Flamenco music consists of verbal and musical variations built around a number of basic rhythmic and melodic patterns. Each singer and each guitar player is free to elaborate in his own way; bat the base is never lost. This free relationship between the tradition and the performer exists between the singer and the guitarist in somewhat the same way. The guitar begins. After a few bars of introduction the singer feels his way into the rhythm and the melody, coaxed and forced by the guitar. But once started, he grows independent, and the guitar too at times seems to go its own way, staying in harmony with the voice as if by accident or afterthought. The singer is carried away by his story, which is nearly always of love, of disillusion, deception and death. The guitar punctuates the story, sometimes ironically, sometimes dramatically, sometimes with pure anger or feverish excitement, especially as the singer draws near his conclusion, when his voice takes off on a single vowel through arabesques of clear sound, and the guitar throbs faster, pushing the voice and the rhythm to their limits, and ending with an abrupt panting stroke that comes as close as music can to the extremities of love or dying.

Too much time is spent by American flamenco lovers wondering where the music came from, and not enough in sorting out the second rate and spurious performers from those who respect the art of cante jondo.

LA VUELTA (Cancion Zambra by El Nino de Ronda)
This is a slow, striding rhythm around which the singer has strung a simple, sentimental story (with words by himself) of leaving his love and going back to her, depending for excitement on the way in which his voice at times is sprung away from the guitar's rhythm, returning to it for the final cadenza.

SAGRARIO MONTES (Soleares with verse recitative)
This is perhaps the most thrilling of the songs El Nino de Ronda sang. The Oedipus pattern emerges clearly as the boy, stripped of his money by Sagrario, most beautiful of the Gypsy girls, returns to his mother, who had told him the girl was no good. He decides that this is the only reliable kind of love. The changes of rhythm, the abrupt switches into recited verse, and the power and beauty of El Nino's voice are an irresistible combination. This kind of performance can not be had for money in Spain — especially tourist money.

A Spanish legionary in Ceuta falls in love with a Moorish girl, but to her despair he can't see his way clear to take her back to Andalusia with him. The Arab influence on flamenco music here becomes overt in the text.

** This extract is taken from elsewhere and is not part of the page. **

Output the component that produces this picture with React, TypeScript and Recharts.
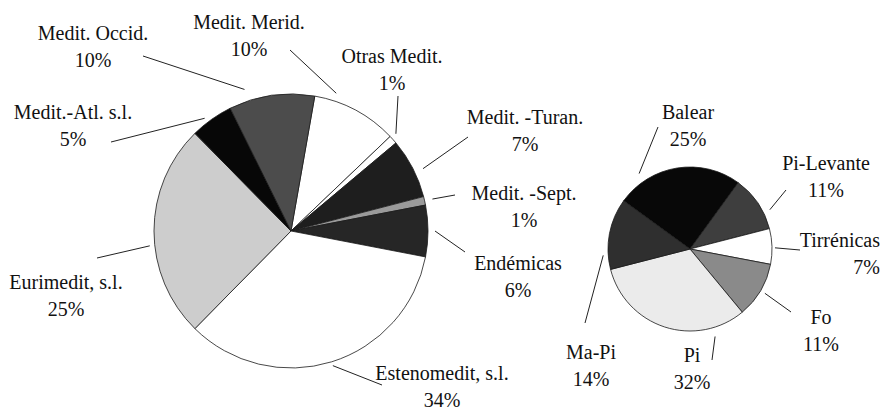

CONSUELO LA GRANADINA (Bulerias ending with Fandango)
The words of this song are so full of private references to what was obviously a local anecdote of love and elopement that to an outsider it sounds quite surrealistic, with new characters popping up in each verse to confuse the plot. It ends, however, with a moral that a surrealist poet would find rather less than interesting: "I thought it over and realized that I, too, have a sister, who could equally well have sinned in this way."

LOS HIERROS (Fandango ending with Verdiales)
The words of this song have the tightness and brevity of the classic flamenco songs, of which the greatest compliment that may be paid them is to say that they might have been written by Lorca himself. The lover, looking through the wrought-iron of his novia's window, sees that she has been deceiving him. He leaves with her the joy that he might have had for the rest of his life. She turns, repentent, weeping for her mistake. But he could never pardon her. The song ends: "Between Cordoba and Lucena there is a clear lake where I wept my pain." This turning from the scene of his deception to a place of beauty that is an escape from pain, and at the same time symbolizes that pain, is a poetic device of great power; and here it is coupled with an almost unbearable acceleration in the music. Strength through paradox seems to be a maxim of Spanish life and art.

RODENOS (Serranas de Ronda)
A horseman in the mountains about Ronda is paralyzed for a moment by the sight of a band of outlaws. If the captain is named Jose Maria (a famous Ronda bandit of the past), then let my horse run home to see his little mare, and I will light three candles to the pretty Virgin who took my fears away.